Oblate Voices is a JPIC blog that follows stories of hope and is about how Oblates and associates live and experience mission work in the spirit of the Oblate founder, St Eugene De Mazenod of responding to the needs of poor and most abandoned around the world.

Monday, February 29, 2016

Young Catholics From Oblate Parish Journey to See Pope Francis

When Pope Francis addressed an estimated 50,000 in the city of Morelia in Mexico recently, present in the crowd were young parishioners from St. Eugene de Mazenod in Tijuana, Mexico. But according to Fr. Jesse Esqueda, OMI, youth minister and group chaperone, mental preparation for this once in a lifetime event started way before leaving Tijuana. Before beginning the trip Fr. Jesse gathered the group on several occasions to study Pope Francis’ writings and encyclicals. He also spoke to them about potential hardships during the trip: flying from Tijuana then driving two and a half hours by car to Morelia; being outdoors in the hot sun; limited access to food and water; and waiting in long lines for restrooms. He reminded the young men that they were ‘pilgrims not tourists’ and a certain degree of sacrifice was necessary for their experience to be successful. When they returned they would be expected to share their experience with others in their home and church community.
Left to right: Miguel Munoz, Alan Walle-(on one knee), Pedro Verdugo, Fr. Jesse, Luis Herrera, Luis Alberto Zepeda
The Oblate Mission in Tijuana, Mexico is a large parish consisting of fifteen communities: one church and 14 chapels. About 200 young people participate in youth ministry, not counting children in the Confirmation program.

The five young men selected for the trip range in age from 18 years to their early 20’s. They are either in college or about to attend college. Two are studying to become engineers. All are discerning a vocation with the Church.

Excitement grew as departure day approached. A day before the event they first traveled by air then drove two and a half hours to the city of Morelia. They spent their free time exploring the city, interacting with other young travelers and praying. One of the young men brought his guitar and played to small crowds. Being in a city renowned for gangs, drug violence, kidnappings and poverty, the young men suddenly realized that while Tijuana was similar to Morelia in many ways, in other ways Morelia’s youth maybe had it even worse.

On the big day the group arrived at the stadium at 7AM for an event set to start at 4PM. The crowd was exuberant as they waited to hear the Pope, whose native language, like theirs, is Spanish. Despite long lines for restrooms, limited food and water, and in the words of Fr. Jesse, ‘baking in the sun’ for nine hours, none of the young parishioners complained. Then about half an hour before Pope Francis took to the stage, the energy in the stadium escalated as the crowd sang, danced and waved colorful banners.  

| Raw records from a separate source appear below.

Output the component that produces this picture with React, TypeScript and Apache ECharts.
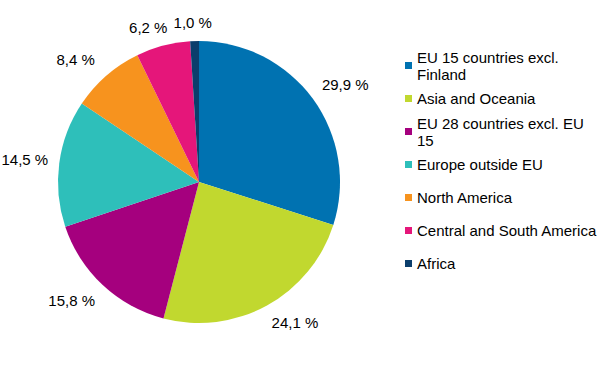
import React, { useEffect, useRef } from "react";
import * as echarts from "echarts";

const categories = [
  "EU 15 countries excl. Finland",
  "Asia and Oceania",
  "EU 28 countries excl. EU 15",
  "Europe outside EU",
  "North America",
  "Central and South America",
  "Africa",
];
const legendLabels = [
  "EU 15 countries excl.\nFinland",
  "Asia and Oceania",
  "EU 28 countries excl. EU\n15",
  "Europe outside EU",
  "North America",
  "Central and South America",
  "Africa",
];
const values = [29.9, 24.1, 15.8, 14.5, 8.4, 6.2, 1.0];
const colors = ["#0072b1", "#c1d82f", "#a5007e", "#2ebfba", "#f7931e", "#e5167a", "#0b3e6c"];

const FONT = "'Liberation Sans', Arial, sans-serif";
const CX = 199;
const CY = 182;
const R = 141;

export default function App() {
  const ref = useRef<HTMLDivElement>(null);
  useEffect(() => {
    document.body.style.margin = "0";
    const chart = echarts.init(ref.current!, null, { renderer: "svg" });
    const total = values.reduce((a, b) => a + b, 0);
    const cums: number[] = [];
    let acc = 0;
    values.forEach((v) => {
      cums.push(acc);
      acc += v;
    });
    const clamp = (v: number) => Math.max(-1, Math.min(1, v));
    const legends = categories.map((n, i) => {
      const twoLine = legendLabels[i].includes("\n");
      const y = 65.5 + i * 33;
      return {
        data: [n],
        left: 405,
        top: twoLine ? y - 25.5 : y - 8.5,
        orient: "vertical",
        icon: "rect",
        itemWidth: 7,
        itemHeight: 7,
        itemGap: 0,
        padding: 0,
        selectedMode: false,
        formatter: () => legendLabels[i],
        textStyle: {
          fontSize: 15,
          fontFamily: FONT,
          color: "#000",
          lineHeight: 17,
          padding: twoLine ? [17, 0, 0, 0] : 0,
        },
      };
    });
    chart.setOption({
      animation: false,
      color: colors,
      legend: legends,
      series: [
        {
          type: "pie",
          center: [CX, CY],
          radius: R,
          startAngle: 90,
          clockwise: true,
          itemStyle: { borderWidth: 0 },
          label: {
            show: true,
            position: "outside",
            fontSize: 15,
            fontFamily: FONT,
            color: "#000",
            width: 60,
            overflow: "none",
            formatter: (p: any) => p.value.toFixed(1).replace(".", ",") + " %",
          },
          labelLine: { show: false, length: 0, length2: 0 },
          labelLayout: (p: any) => {
            const i = p.dataIndex;
            const mid = (2 * Math.PI * (cums[i] + values[i] / 2)) / total;
            const dx = Math.sin(mid);
            const dy = -Math.cos(mid);
            const w = 47;
            const h = p.labelRect.height;
            const g = R + 11;
            const px = CX + dx * g;
            const py = CY + dy * g;
            return {
              x: px + (w / 2) * clamp(dx * 2),
              y: py + (h / 2) * clamp(dy * 2),
              align: "center",
              verticalAlign: "middle",
            };
          },
          data: categories.map((n, i) => ({ name: n, value: values[i] })),
        },
      ],
    });
    return () => chart.dispose();
  }, []);
  return <div ref={ref} style={{ width: 612, height: 365 }} />;
}
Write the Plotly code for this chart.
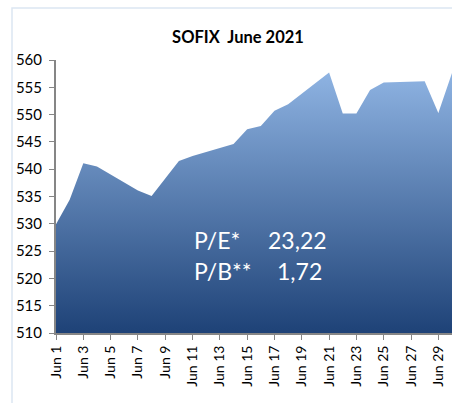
import plotly.graph_objects as go

dates = ["2021-06-01", "2021-06-02", "2021-06-03", "2021-06-04", "2021-06-07",
         "2021-06-08", "2021-06-09", "2021-06-10", "2021-06-11", "2021-06-14",
         "2021-06-15", "2021-06-16", "2021-06-17", "2021-06-18", "2021-06-21",
         "2021-06-22", "2021-06-23", "2021-06-24", "2021-06-25", "2021-06-28",
         "2021-06-29", "2021-06-30"]
sofix = [529.9, 534.4, 541.1, 540.5, 536.1,
         535.1, 538.3, 541.5, 542.4, 544.6,
         547.3, 547.9, 550.7, 551.9, 557.7,
         550.2, 550.2, 554.5, 555.9, 556.1,
         550.3, 557.6]
title_text = "SOFIX  June 2021"
ratio_labels = ["P/E*", "P/B**"]
ratio_values = ["23,22", "1,72"]

W, H = 452, 403
L, R, T, B = 56, 0, 60, 70
pw, ph = W - L - R, H - T - B

def px(x):
    return (x - L) / pw

def py(y):
    return (H - B - y) / ph

FONT = "Lato, Calibri, 'Open Sans', sans-serif"

fig = go.Figure()
fig.add_trace(go.Scatter(
    x=dates, y=sofix, mode="lines", line=dict(width=0, color="#8FB4E3"),
    fill="tozeroy",
    fillgradient=dict(type="vertical",
                      colorscale=[[0, "#1E4277"], [1, "#8FB4E3"]],
                      start=510, stop=558),
    hoverinfo="x+y", showlegend=False,
))

annotations = []
ys = [240, 271]
val_x = [266, 275]
for lab, val, yy, vx in zip(ratio_labels, ratio_values, ys, val_x):
    annotations.append(dict(xref="paper", yref="paper", x=px(192), y=py(yy),
                            xanchor="left", yanchor="middle", text=lab, showarrow=False,
                            font=dict(family=FONT, size=23, color="white")))
    annotations.append(dict(xref="paper", yref="paper", x=px(vx), y=py(yy),
                            xanchor="left", yanchor="middle", text=val, showarrow=False,
                            font=dict(family=FONT, size=23, color="white")))

fig.update_layout(
    width=W, height=H, autosize=False,
    margin=dict(l=L, r=R, t=T, b=B, autoexpand=False),
    paper_bgcolor="white", plot_bgcolor="white",
    title=dict(text="<b>" + title_text + "</b>", x=238 / W, xanchor="center",
               y=1 - 37 / H, yanchor="middle",
               font=dict(family=FONT, size=16.5, color="black")),
    xaxis=dict(type="date", range=["2021-06-01", "2021-06-30"],
               tick0="2021-06-01", dtick=2 * 86400000, tickformat="%b %-d",
               tickangle=-90, ticks="outside", ticklen=5, tickcolor="#868686",
               showline=True, linecolor="#868686", linewidth=2,
               showgrid=False, zeroline=False, automargin=False,
               tickfont=dict(family=FONT, size=14, color="black")),
    yaxis=dict(range=[510, 560], dtick=5, tick0=510,
               ticks="outside", ticklen=5, tickcolor="#868686",
               showline=True, linecolor="#868686", linewidth=2,
               showgrid=False, zeroline=False, automargin=False,
               ticklabelstandoff=4,
               tickfont=dict(family=FONT, size=15, color="black")),
    annotations=annotations,
    shapes=[dict(type="rect", xref="paper", yref="paper",
                 x0=px(12), x1=px(470), y0=py(420), y1=py(8),
                 line=dict(color="#DCE6F2", width=1.5), layer="below")],
)

fig.write_html("out.html", config={"displayModeBar": False},
               post_script="document.body.style.margin='0';document.body.style.overflow='hidden';")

The Pope’s message of hope resonated with an audience of young people eager for words of encouragement. Fr. Jesse said they were overcome with emotions and a few of them shed tears as they listened to the Pope’s message. When young people who were part of the program presented Pope Francis with a list of some of the problems they are facing, he addressed each in a ‘humorous and refreshing way’, noted Fr. Jesse. He described the entire experience as ‘very moving and motivating,’ a moment that ‘ignited a fire’ in them. “We were very impressed with the level of excitement the Pope generated among youth,” he said.

After both an exhilarating and spiritual time, the group returned to Tijuana and has since shared their experience with an audience of at least 120 youth.

Fr. Jesse offered some final thoughts on his experience as Youth Minister at St. Eugene de Mazenod. He described the young men he mentors as very driven with high aspirations. Many come from low-income families. Families offer emotional support but are less able to offer much monetary support. Most of the young men work minimum wage jobs, attend university and keep busy with the church.

Having also worked as a youth minister in California, Fr. Jesse expressed that he sometimes forgets the reality of young people in Tijuana.  He gave the example of their youth meetings, which sometimes extend into the evening. Young parishioners then have to scramble to catch a bus or two, or hitch a ride home. ‘Parents don’t drive up to get them like you would typically see at a California parish,” he said.

Fr. Jesse Esqueda, OMI is in his second year of Youth Ministry at the St. Eugene de Mazenod parish in Tijuana. Prior to that he served as youth minister at the Oblate parish of Santa Rosa in Los Angeles, CA. He has BA degree in Philosophy from D’Youville College and made his vows to become an Oblate in August 2013. He was ordained a priest in May 2014 and received his M.Div. from the Oblate School of Theology in San Antonio, Texas. For his pastoral internship, he spent a year at the St. Jude Shrine in New Orleans. He also served as a lay missionary in Honduras.